I am not a parent. I don't know the struggle. I do know that schools also need to step up their game too. If schools are going to ask parents to pack their kids food in reusable containers, beeswax wraps, or be naked, they have to manage the routine to allow kids to be responsible for their waste... so allowing them to put containers and wraps away, or by supplying a composting system to compost apple cores etc. If preparation time is an issue, (again I'm not a parent), but kids also can be responsible for their own food after a certain age. By kids learning the routine of being nude with their food, they can also build this habit early on, which is awesome. Again, this is something that schools can encourage/teach in small ways.
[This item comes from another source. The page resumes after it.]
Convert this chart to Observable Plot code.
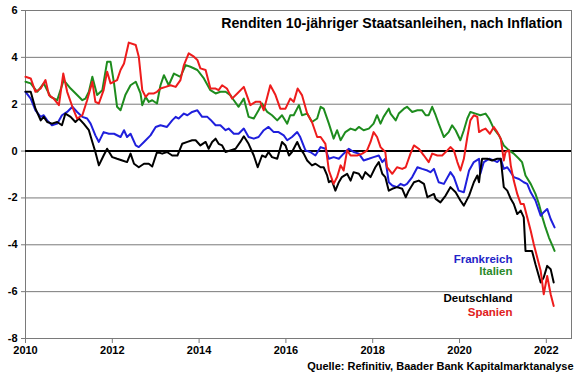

Now when it comes to schools telling parents that their food isn't healthy enough for their kids, this is particularly tricky. I have only ever experienced this once as a kid where mum had to put me in to after-school care and they marked me down on my lunch because I had shapes bickies (I was 10 at the time). As a kid it was embarrassing because I had no idea. But I can only imagine now how my mum would have felt receiving a note like that home. I understand the theory behind it, and in secondary school it isn't something that is really addressed because the kids just go to the shop and buy junk food anyway.... I think the solution is in how we tackle the whole issue.

The issue is making sure kids eat healthy. If they aren't (and I'm talking REALLY unhealthy, like skittles for breakfast unhealthy), educate parents, or if at high-school, start by discussing healthy eating habits with the students (which they generally do already in HPE).

3. Grand designs

One of my year 11 students came to me the other day and he said, "Miss, I was watching a show called 'Grand Designs' last night and it was about a couple making and eco-home, and I thought, Miss Foddy would totally love this show and this house!" He isn't wrong, I love grand designs. I went and watched the episode he mentioned and he was right, I would be all for the house they built. It would have cost about .5 mill by out standards, but it was awesome. It had

Hemp and lime concrete as its brick building material which is a sustainably farmed crop and a natural insulator.

A sophisticated water recycling system that took water from everywhere and turned it into energy and useful water.

Solar panels.

Plaster made from local clay, sand etc.

Portuguese cork that was used to insulate the floor.

I now have like 1000 ideas on how I want to build my house eventually, because it highlighted a few things.

1. To go that eco, you basically have to self-build because the generic building companies are not that creative.

2. Eco can cost about the same as a normal house. But again, with self-build.

3. I've been looking into first home buyers grant, and you can't buy an existing home (like an older one) with that grant money, you can only buy a brand new house or a really very newly renovated one. Which is not sustainable by any standards. And also I think stupid because it forces young people to build a concrete, generic, McMansion in a deforested estate. Australia really needs to look at how it is housing people. All new homes from about the year 2000 onwards could have had mandatory water tanks, insultation and solar panels and solar hot water.... but they didn't. We could have built up in most places not out, instead of deforesting the entire country..... but they didn't.

As you can see I have been thinking a lot lately, but I look forward to getting excited about being married for the next 2 months.